Voulez-vous Rendezvous? Looks like a renaissance for that corner of Niagara and Pennsylvania: According to filings in Common Council this week, an individual has applied for a liquor license for the Rendezvous, which has been dark for nearly a year and moribund even longer. A recommendation: Replenish the stock of glassware; the last operators served everything in plastic cups.

One bar opens, another closes: Two weeks ago the Common Council agreed to rescind the restaurant dance license it had only recently approved for Blu Mirage, the swanky cocktail lounge in the Sidway Building. Apparently the owner decided to throw a “teen night” party in his nightclub back in January, advertising for which reached the eyes of Commissioner Rich Tobe of the Department of Economic Development, Permits and Inspection Services. Tobe issued a hand-delivered cease-and-desist order to the owner of the club, which did not have the necessary permits to host the event.

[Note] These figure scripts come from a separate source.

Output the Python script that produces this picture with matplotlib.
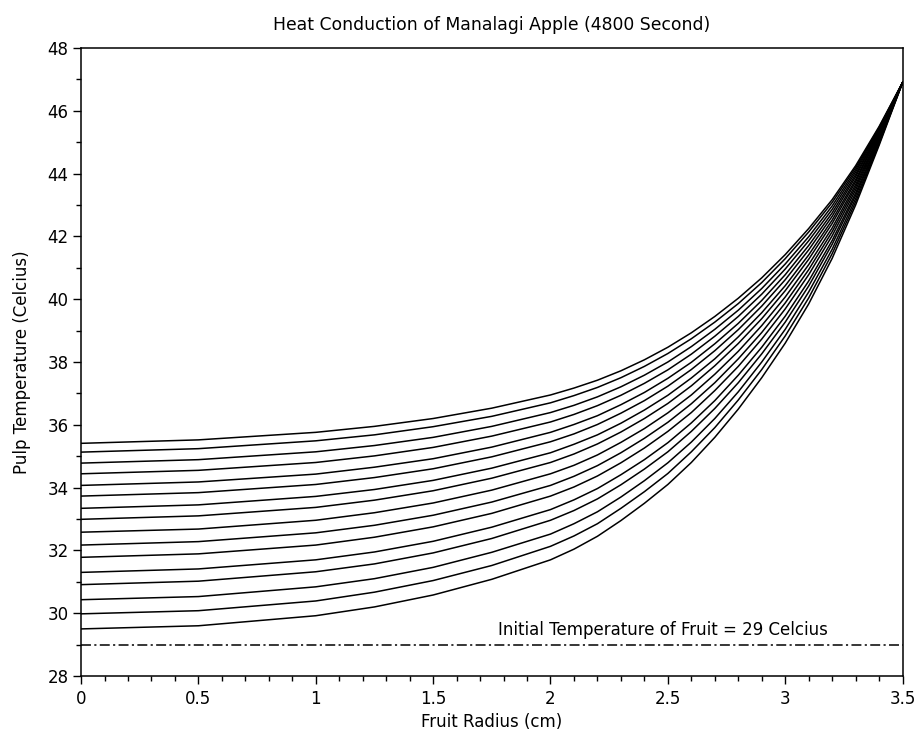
import numpy as np
import matplotlib
matplotlib.use('Agg')
import matplotlib.pyplot as plt
from matplotlib.ticker import MultipleLocator

radius = [0, 0.5, 1.0, 1.25, 1.5, 1.75, 2.0, 2.1, 2.2, 2.3, 2.4, 2.5,
          2.6, 2.7, 2.8, 2.9, 3.0, 3.1, 3.2, 3.3, 3.4, 3.5]

# pulp temperature profiles (Celcius), lowest to highest
temp_01 = [29.50, 29.60, 29.92, 30.20, 30.58, 31.08, 31.70, 32.04, 32.45, 32.95, 33.50, 34.10, 34.80, 35.60, 36.50, 37.50, 38.60, 39.85, 41.30, 43.00, 44.90, 46.90]
temp_02 = [29.98, 30.08, 30.39, 30.67, 31.04, 31.52, 32.13, 32.46, 32.85, 33.34, 33.87, 34.45, 35.14, 35.91, 36.79, 37.76, 38.83, 40.04, 41.45, 43.10, 44.95, 46.90]
temp_03 = [30.43, 30.53, 30.84, 31.10, 31.46, 31.94, 32.52, 32.85, 33.23, 33.70, 34.22, 34.79, 35.45, 36.20, 37.05, 38.00, 39.04, 40.23, 41.59, 43.20, 44.99, 46.90]
temp_04 = [30.91, 31.02, 31.32, 31.57, 31.92, 32.38, 32.96, 33.27, 33.64, 34.09, 34.59, 35.14, 35.79, 36.52, 37.34, 38.26, 39.27, 40.42, 41.75, 43.30, 45.04, 46.90]
temp_05 = [31.30, 31.41, 31.70, 31.95, 32.29, 32.74, 33.30, 33.61, 33.97, 34.41, 34.89, 35.43, 36.06, 36.77, 37.58, 38.47, 39.46, 40.58, 41.87, 43.38, 45.08, 46.90]
temp_06 = [31.78, 31.89, 32.17, 32.42, 32.75, 33.18, 33.73, 34.02, 34.37, 34.79, 35.26, 35.79, 36.39, 37.09, 37.86, 38.73, 39.69, 40.78, 42.02, 43.48, 45.13, 46.90]
temp_07 = [32.17, 32.28, 32.56, 32.80, 33.12, 33.54, 34.07, 34.36, 34.70, 35.11, 35.57, 36.08, 36.67, 37.34, 38.10, 38.94, 39.88, 40.94, 42.15, 43.57, 45.17, 46.90]
temp_08 = [32.58, 32.68, 32.96, 33.20, 33.51, 33.92, 34.44, 34.71, 35.04, 35.44, 35.88, 36.38, 36.95, 37.61, 38.34, 39.16, 40.07, 41.10, 42.27, 43.65, 45.21, 46.90]
temp_09 = [32.99, 33.10, 33.37, 33.60, 33.90, 34.30, 34.80, 35.07, 35.39, 35.77, 36.20, 36.68, 37.24, 37.88, 38.59, 39.38, 40.27, 41.27, 42.41, 43.74, 45.26, 46.90]
temp_10 = [33.34, 33.45, 33.72, 33.94, 34.23, 34.62, 35.11, 35.38, 35.68, 36.05, 36.47, 36.94, 37.49, 38.10, 38.80, 39.57, 40.43, 41.41, 42.52, 43.81, 45.29, 46.90]
temp_11 = [33.73, 33.84, 34.10, 34.32, 34.60, 34.98, 35.46, 35.71, 36.01, 36.37, 36.77, 37.23, 37.76, 38.36, 39.03, 39.78, 40.62, 41.57, 42.64, 43.90, 45.33, 46.90]
temp_12 = [34.07, 34.18, 34.43, 34.65, 34.92, 35.29, 35.76, 36.01, 36.29, 36.64, 37.03, 37.48, 37.99, 38.58, 39.23, 39.96, 40.78, 41.71, 42.75, 43.97, 45.36, 46.90]
temp_13 = [34.44, 34.55, 34.80, 35.01, 35.28, 35.64, 36.09, 36.33, 36.61, 36.94, 37.32, 37.75, 38.25, 38.82, 39.45, 40.16, 40.96, 41.86, 42.86, 44.05, 45.40, 46.90]
temp_14 = [34.78, 34.89, 35.14, 35.34, 35.60, 35.95, 36.39, 36.62, 36.89, 37.21, 37.58, 38.00, 38.49, 39.04, 39.65, 40.34, 41.12, 41.99, 42.97, 44.12, 45.44, 46.90]
temp_15 = [35.13, 35.24, 35.49, 35.68, 35.94, 36.27, 36.70, 36.93, 37.19, 37.50, 37.86, 38.27, 38.74, 39.27, 39.86, 40.53, 41.29, 42.14, 43.08, 44.19, 45.47, 46.90]
temp_16 = [35.41, 35.52, 35.76, 35.95, 36.20, 36.53, 36.95, 37.17, 37.42, 37.72, 38.07, 38.47, 38.93, 39.45, 40.03, 40.68, 41.42, 42.25, 43.17, 44.25, 45.50, 46.90]

profiles = [temp_01, temp_02, temp_03, temp_04, temp_05, temp_06, temp_07, temp_08,
            temp_09, temp_10, temp_11, temp_12, temp_13, temp_14, temp_15, temp_16]

initial_temp = 29
x_ticks = [0, 0.5, 1, 1.5, 2, 2.5, 3, 3.5]
x_tick_labels = ['0', '0.5', '1', '1.5', '2', '2.5', '3', '3.5']
y_ticks = [28, 30, 32, 34, 36, 38, 40, 42, 44, 46, 48]

plt.rcParams['font.family'] = ['DejaVu Sans']

fig = plt.figure(figsize=(9.21, 7.36), dpi=100)
ax = fig.add_axes([0.088, 0.0815, 0.892, 0.8533])

for temps in profiles:
    ax.plot(radius, temps, color='black', linewidth=1.1)

# initial temperature reference line
ax.plot([0, 3.5], [initial_temp, initial_temp], color='black', linewidth=1.1,
        linestyle=(0, (6.5, 2.2, 1.4, 2.2)))
ax.text(1.775, 29.47, 'Initial Temperature of Fruit = 29 Celcius',
        fontsize=12, va='center', ha='left')

ax.set_xlim(0, 3.5)
ax.set_ylim(28, 48)
ax.set_xticks(x_ticks)
ax.set_xticklabels(x_tick_labels)
ax.set_yticks(y_ticks)
ax.xaxis.set_minor_locator(MultipleLocator(0.1))
ax.yaxis.set_minor_locator(MultipleLocator(1))
ax.tick_params(axis='both', which='major', direction='out', length=6, width=1, labelsize=12)
ax.tick_params(axis='both', which='minor', direction='out', length=3.5, width=1)
ax.tick_params(axis='x', which='major', pad=4)
ax.tick_params(axis='y', which='major', pad=3)
for side in ax.spines.values():
    side.set_linewidth(1.1)

ax.set_title('Heat Conduction of Manalagi Apple (4800 Second)', fontsize=12.4, pad=13)
ax.set_xlabel('Fruit Radius (cm)', fontsize=12, labelpad=4)
ax.set_ylabel('Pulp Temperature (Celcius)', fontsize=12, labelpad=12)

plt.savefig('out.png', dpi=100)
plt.close()
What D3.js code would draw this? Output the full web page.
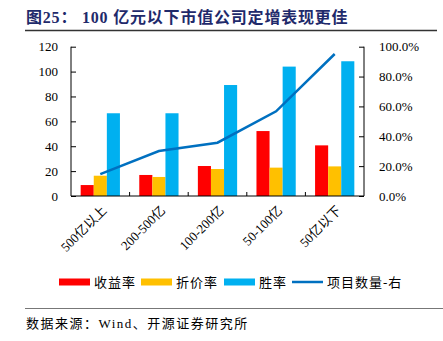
<!DOCTYPE html>
<html>
<head>
<meta charset="utf-8">
<script src="https://cdn.jsdelivr.net/npm/d3@7"></script>
<style>
  body { margin: 0; background: #fff; }
  text { font-family: "Liberation Serif", "Noto Sans CJK SC", serif; fill: #000; }
  .axis path, .axis line { stroke: #000; stroke-width: 1; }
</style>
</head>
<body>
<div id="viz"></div>
<script>
var width = 443, height = 341;

// chart data
var categories = ["500亿以上", "200-500亿", "100-200亿", "50-100亿", "50亿以下"];
var yieldRate = [8.8, 16.9, 24.1, 52.2, 40.7];     // 收益率
var discountRate = [16.3, 15.3, 21.7, 22.8, 23.8]; // 折价率
var winRate = [66.5, 66.5, 89.2, 104, 108.3];      // 胜率
var projectCount = [0.147, 0.301, 0.357, 0.567, 0.951]; // 项目数量-右
var leftTicks = [0, 20, 40, 60, 80, 100, 120];
var rightTicks = [0, 0.2, 0.4, 0.6, 0.8, 1.0];

var seriesNames = ["收益率", "折价率", "胜率"];
var seriesColors = ["#ff0000", "#ffc000", "#00b0f0"];
var lineColor = "#0070c0";

var plot = { left: 71, right: 364, top: 46.7, bottom: 196 };

var svg = d3.select("#viz").append("svg").attr("width", width).attr("height", height);

// title + rule
svg.append("text")
    .attr("x", 26).attr("y", 23)
    .style("font-size", "16px").style("font-weight", "bold")
    .style("letter-spacing", "0.8px")
    .style("fill", "#1f2a6b")
    .text("图25：  100 亿元以下市值公司定增表现更佳");

svg.append("line")
    .attr("x1", 25).attr("x2", 437).attr("y1", 30.5).attr("y2", 30.5)
    .attr("stroke", "#333").attr("stroke-width", 1.5);

var x0 = d3.scaleBand()
    .domain(categories)
    .range([plot.left, plot.right])
    .paddingInner(0.33)
    .paddingOuter(0.165);

var xOuter = d3.scaleBand()
    .domain(categories)
    .range([plot.left, plot.right]);

var x1 = d3.scaleBand()
    .domain(seriesNames)
    .range([0, x0.bandwidth()]);

var yL = d3.scaleLinear().domain([0, 120]).range([plot.bottom, plot.top]);
var yR = d3.scaleLinear().domain([0, 1]).range([plot.bottom, plot.top]);

// bars
var rows = categories.map(function(c, i) {
  return { cat: c, vals: [yieldRate[i], discountRate[i], winRate[i]] };
});

var group = svg.selectAll(".grp")
  .data(rows)
  .enter().append("g")
    .attr("class", "grp")
    .attr("transform", function(d) { return "translate(" + x0(d.cat) + ",0)"; });

group.selectAll("rect")
  .data(function(d) { return d.vals.map(function(v, j) { return { name: seriesNames[j], v: v, j: j }; }); })
  .enter().append("rect")
    .attr("x", function(d) { return x1(d.name); })
    .attr("width", x1.bandwidth())
    .attr("y", function(d) { return yL(d.v); })
    .attr("height", function(d) { return plot.bottom - yL(d.v); })
    .attr("fill", function(d) { return seriesColors[d.j]; });

// line on right axis
var line = d3.line()
    .x(function(d, i) { return xOuter(categories[i]) + xOuter.bandwidth() / 2; })
    .y(function(d) { return yR(d); });

svg.append("path")
    .datum(projectCount)
    .attr("d", line)
    .attr("fill", "none")
    .attr("stroke", lineColor)
    .attr("stroke-width", 2.5);

// axes
var leftAxis = svg.append("g")
    .attr("class", "axis")
    .attr("transform", "translate(" + plot.left + ",0)")
    .call(d3.axisLeft(yL).tickValues(leftTicks).tickSize(-5).tickPadding(13));

var rightAxis = svg.append("g")
    .attr("class", "axis")
    .attr("transform", "translate(" + plot.right + ",0)")
    .call(d3.axisRight(yR).tickValues(rightTicks).tickSize(-5).tickPadding(15)
      .tickFormat(d3.format(".1%")));

[leftAxis, rightAxis].forEach(function(a) {
  a.select(".domain").attr("d", "M0," + plot.top + "V" + plot.bottom);
  a.selectAll("text").style("font-size", "13px")
    .style("font-family", "'Liberation Serif', serif");
});

// x baseline with boundary ticks
var xAxis = svg.append("g").attr("class", "axis");
xAxis.append("line")
    .attr("x1", plot.left).attr("x2", plot.right)
    .attr("y1", plot.bottom).attr("y2", plot.bottom);
xAxis.selectAll(".bt")
  .data(categories.slice(1))
  .enter().append("line")
    .attr("x1", function(d) { return xOuter(d); })
    .attr("x2", function(d) { return xOuter(d); })
    .attr("y1", plot.bottom).attr("y2", plot.bottom - 4);

xAxis.selectAll(".xl")
  .data(categories)
  .enter().append("text")
    .attr("text-anchor", "end")
    .attr("transform", function(d) {
      return "translate(" + (xOuter(d) + xOuter.bandwidth() / 2 + 4) + "," + (plot.bottom + 12) + ") rotate(-45)";
    })
    .attr("dy", "0.35em")
    .style("font-size", "13px")
    .text(function(d) { return d; });

// legend
var legendItems = [
  { name: "收益率", color: seriesColors[0], type: "rect", x: 59 },
  { name: "折价率", color: seriesColors[1], type: "rect", x: 141 },
  { name: "胜率", color: seriesColors[2], type: "rect", x: 224 },
  { name: "项目数量-右", color: lineColor, type: "line", x: 292 }
];
var legendY = 282;
var lg = svg.selectAll(".lg")
  .data(legendItems)
  .enter().append("g")
    .attr("transform", function(d) { return "translate(" + d.x + "," + legendY + ")"; });

lg.filter(function(d) { return d.type == "rect"; }).append("rect")
    .attr("x", 0).attr("y", -3.5).attr("width", 31).attr("height", 7)
    .attr("fill", function(d) { return d.color; });
lg.filter(function(d) { return d.type == "line"; }).append("line")
    .attr("x1", 0).attr("x2", 31).attr("y1", 0).attr("y2", 0)
    .attr("stroke", function(d) { return d.color; }).attr("stroke-width", 2.5);
lg.append("text")
    .attr("x", 35).attr("dy", "0.35em")
    .style("font-size", "13px")
    .style("letter-spacing", "1px")
    .text(function(d) { return d.name; });

// footer
svg.append("line")
    .attr("x1", 25).attr("x2", 443).attr("y1", 308.5).attr("y2", 308.5)
    .attr("stroke", "#777").attr("stroke-width", 1.2);
svg.append("text")
    .attr("x", 26).attr("y", 328)
    .style("font-size", "13px")
    .style("letter-spacing", "1.5px")
    .text("数据来源：Wind、开源证券研究所");
</script>
</body>
</html>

The owner ignored the letter, however, and advertised an all-ages party anyhow for Saturday, February 16. This might have come off, except that on Friday, February 10, two Buffalo policemen responded to a reports of a fight at Blu Mirage—a fight that soon devolved into a club-wide brawl. It took 30 cops to break up the melee, and one cop was bloodied in the effort. That Monday, Tobe asked Mayor Byron Brown to veto the Common Council’s approval of the restaurant dance license, which Brown was happy to do. Ellicott District Councilmember Brian Davis, who had recommended the granting of the license to begin with, joined in asking for the license to be rescinded.

One bar closes, another gets longer: Mark Goldman informed the city last week that he intends to add eight more feet of bar to a back room at Allen Street Hardware.